In the slaves file, 'localhost' should only be used alone, not with
other hosts, since 'localhost' is not a name that other hosts can use to
refer to a host. It's equivalent to 127.0.0.1, the loopback address.
So, if you're specifying more than one host, it's best to use real
hostnames or IP addresses.
Doug
Ilya Vishnevsky wrote:
Hello! I'm trying to run nutch on two computers.

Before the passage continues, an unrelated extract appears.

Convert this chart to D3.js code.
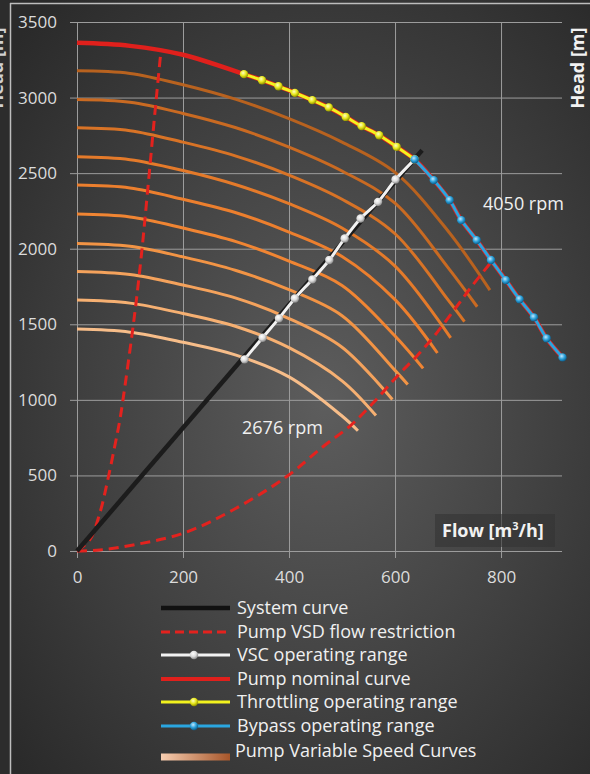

Here is content of my
"slaves" file:
localhost
morpheus
When I type bin/start-al.sh, I get the next output:
starting namenode, logging to
/nutch/search/logs/hadoop-nutch-namenode-Thanatos.out
localhost
: ssh: localhost
: no address associated with name
morpheus: starting datanode, logging to
/nutch/search/logs/hadoop-nutch-datanode-morpheus.out
starting jobtracker, logging to
/nutch/search/logs/hadoop-nutch-jobtracker-Thanatos.out
localhost
: ssh: localhost
: no address associated with name
morpheus: starting tasktracker, logging to
/nutch/search/logs/hadoop-nutch-tasktracker-morpheus.out
It seems like it for some reason nutch can't run datanode and
tasktracker on localhost (thanatos).
At the same time if I have only localhost in my "slaves" file, I get the
following output:
starting namenode, logging to
/nutch/search/logs/hadoop-nutch-namenode-Thanatos.out
localhost: starting datanode, logging to
/nutch/search/logs/hadoop-nutch-datanode-Thanatos.out
starting jobtracker, logging to
/nutch/search/logs/hadoop-nutch-jobtracker-Thanatos.out
localhost: starting tasktracker, logging to
/nutch/search/logs/hadoop-nutch-tasktracker-Thanatos.out
I.e. all nodes and trackers are run properly.
Why can it be?
Here is content of my hadoop-site.xml:
<?xml version="1.0"?>
<?xml-stylesheet type="text/xsl" href="configuration.xsl"?>
<!-- Put site-specific property overrides in this file. -->
<configuration>
<property>
<name>fs.default.name</name>
<value>localhost:50010</value>
<description>
The name of the default file system. Either the literal string
"local" or a host:port for NDFS.
</description>
</property>
<property>
<name>mapred.job.tracker</name>
<value>local</value>
<description>
The host and port that the MapReduce job tracker runs at. If
"local", then jobs are run in-process as a single map and
reduce task.
</description>
</property>
<property>
<name>mapred.map.tasks</name>
<value>2</value>
<description>
define mapred.map tasks to be number of slave hosts
</description>
</property>
<property>
<name>mapred.reduce.tasks</name>
<value>2</value>
<description>
define mapred.reduce tasks to be number of slave hosts
</description>
</property>
<property>
<name>dfs.name.dir</name>
<value>c:/cygwin/nutch/filesystem/name</value>
</property>
<property>
<name>dfs.data.dir</name>
<value>c:/cygwin/nutch/filesystem/data</value>
</property>
<property>
<name>mapred.system.dir</name>
<value>/nutch/filesystem/mapreduce/system</value>
</property>
<property>
<name>mapred.local.dir</name>
<value>/nutch/filesystem/mapreduce/local</value>
</property>
<property>
<name>dfs.replication</name>
<value>1</value>
</property>
</configuration>